De akiko [5480 Pts], le 15 Novembre 2012 à 16h47

Ah merci pour le lien du dossier =)

geoff

De geoff [1327 Pts], le 09 Novembre 2012 à 21h53

Un super dossier comme toujours. 

J'ai eu l'occasion de lire quelques un de ses one shots en bibliothèque, un jour où je ne savais pas quoi prendre. Car il faut avouer que les couvertures ne m'attiraient pas trop. Et après lecture j'avais bien apprécié son style.

Du coup, je me suis moi aussi intéressé à sa série longue, Complément affectif. Malheureusement, l'ayant découverte assez (trop?) tard, j'ai eu du mal à me procurer le tome 2. Ce dernier est en rupture et aucune réimpression ne sera faite ... Cela m'a pris quasiement 10 mois de recherche entre ebay et boutiques d'occaz pour trouver ce tome à un prix correct. 

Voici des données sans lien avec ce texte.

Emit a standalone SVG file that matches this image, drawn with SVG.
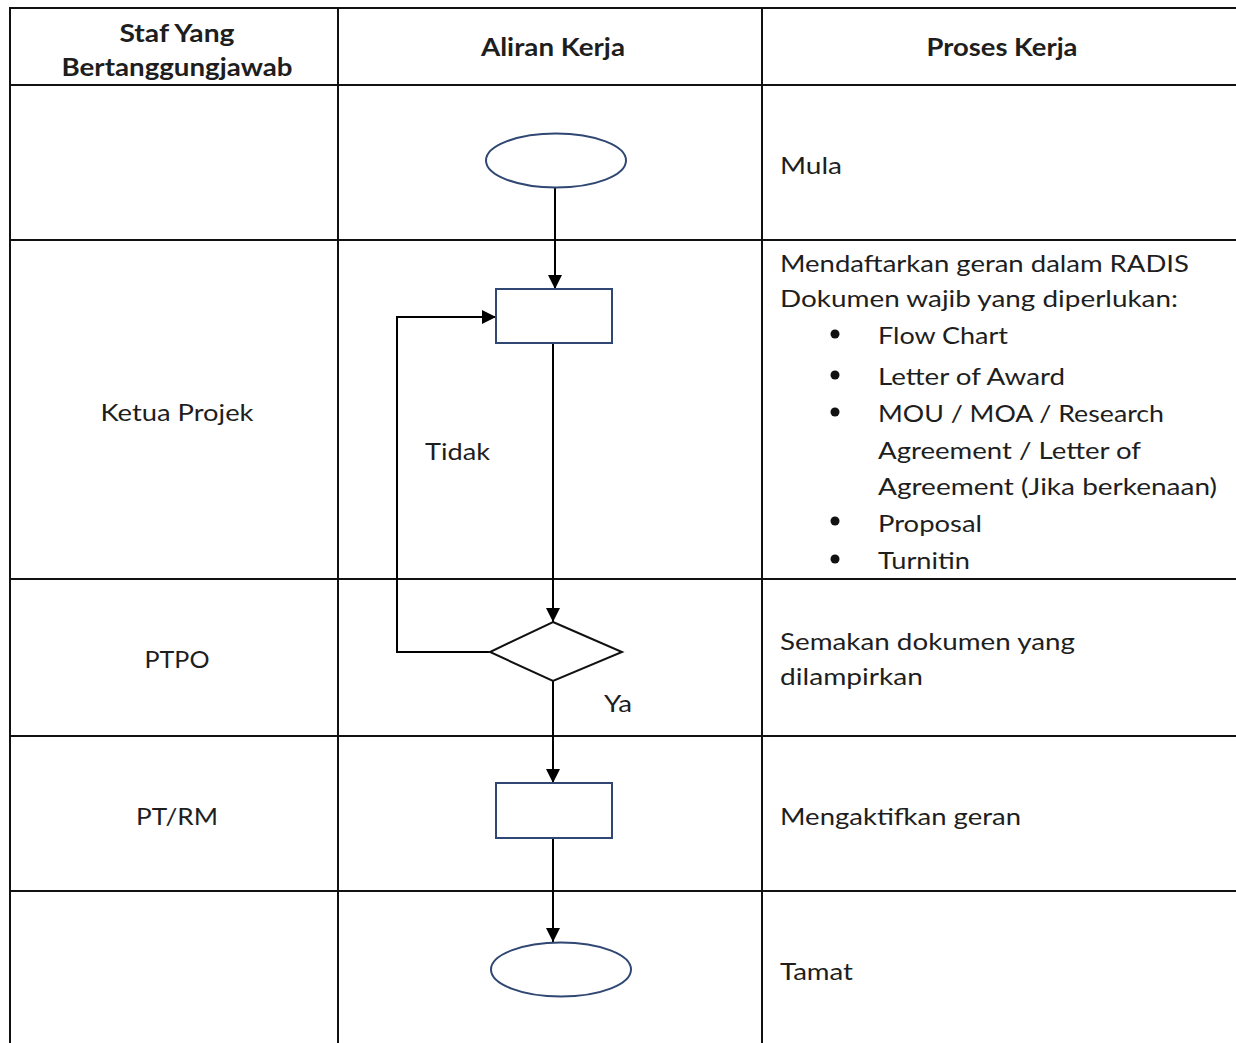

Elle fait partie de ces rares bons auteurs qui malheureusement ne trouvent pas de public en France ... Au même titre que Mitsuru Adachi ou Kei Toume par exemple (du moins, c'est mon avis).

Manga-News

De Manga-News [3732 Pts], le 09 Novembre 2012 à 17h28

Pour complément affectif tu peux tout savoir via un autre dossier qui lui ai consacré

https://www.manga-news.com/index.php/report/Complement-affectif

akiko

De akiko [5480 Pts], le 09 Novembre 2012 à 16h51

ps: en tous cas le dossier est super =)

akiko

De akiko [5480 Pts], le 09 Novembre 2012 à 16h50

Je me laisserai bien tenter par complement affectif mais est ce que c'est une histoire qui ce suit ou plusieurs histoires comme j'ai pu le lire dans les avis de Shibuya love hotel?